## GIVEN TASK
Report each line of the data that includes the word "this".

## DATA SUPPLIED
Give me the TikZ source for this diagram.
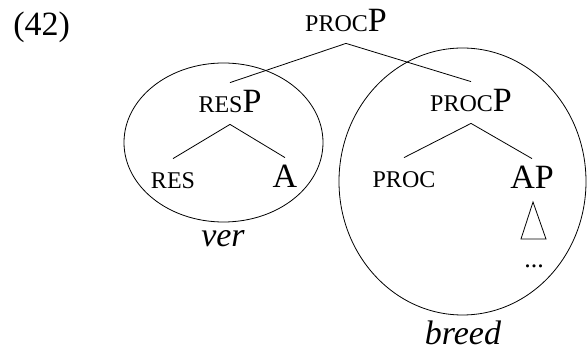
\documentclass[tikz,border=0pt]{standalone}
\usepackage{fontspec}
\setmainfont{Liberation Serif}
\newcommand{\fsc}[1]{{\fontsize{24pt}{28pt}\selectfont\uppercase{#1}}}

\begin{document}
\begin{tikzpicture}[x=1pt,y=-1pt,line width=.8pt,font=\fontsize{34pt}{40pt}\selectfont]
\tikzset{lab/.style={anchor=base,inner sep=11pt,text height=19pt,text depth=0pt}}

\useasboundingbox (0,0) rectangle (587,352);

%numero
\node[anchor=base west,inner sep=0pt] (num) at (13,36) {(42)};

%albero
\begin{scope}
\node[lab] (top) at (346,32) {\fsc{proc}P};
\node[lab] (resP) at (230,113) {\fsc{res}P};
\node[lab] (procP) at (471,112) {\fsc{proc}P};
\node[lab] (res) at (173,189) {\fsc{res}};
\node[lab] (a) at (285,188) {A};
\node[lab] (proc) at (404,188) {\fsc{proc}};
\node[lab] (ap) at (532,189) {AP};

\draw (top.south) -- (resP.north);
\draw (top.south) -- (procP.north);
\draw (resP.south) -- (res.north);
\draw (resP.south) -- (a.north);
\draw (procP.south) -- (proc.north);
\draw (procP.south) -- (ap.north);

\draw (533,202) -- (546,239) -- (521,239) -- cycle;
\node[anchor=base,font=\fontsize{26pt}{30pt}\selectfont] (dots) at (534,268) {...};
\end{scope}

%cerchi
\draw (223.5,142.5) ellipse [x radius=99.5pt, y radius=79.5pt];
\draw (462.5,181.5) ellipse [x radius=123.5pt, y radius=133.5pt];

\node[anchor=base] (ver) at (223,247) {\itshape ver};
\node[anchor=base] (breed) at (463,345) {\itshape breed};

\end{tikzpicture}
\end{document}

==

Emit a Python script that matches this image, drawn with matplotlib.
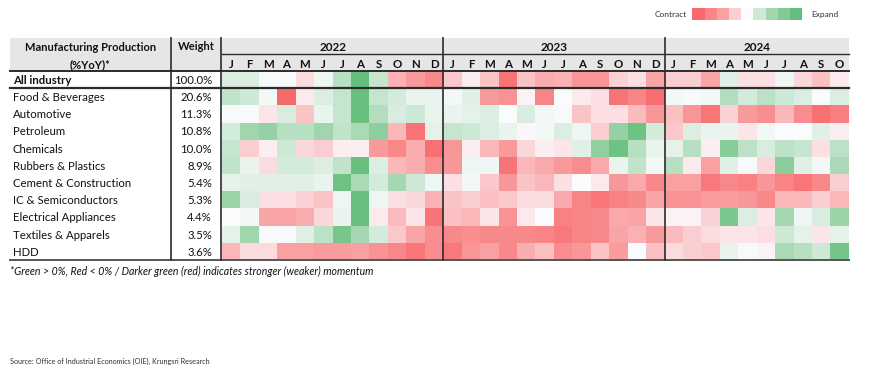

## PROBLEM SOLUTION
Give me the TikZ source for this diagram.
Emit a Python script that matches this image, drawn with matplotlib.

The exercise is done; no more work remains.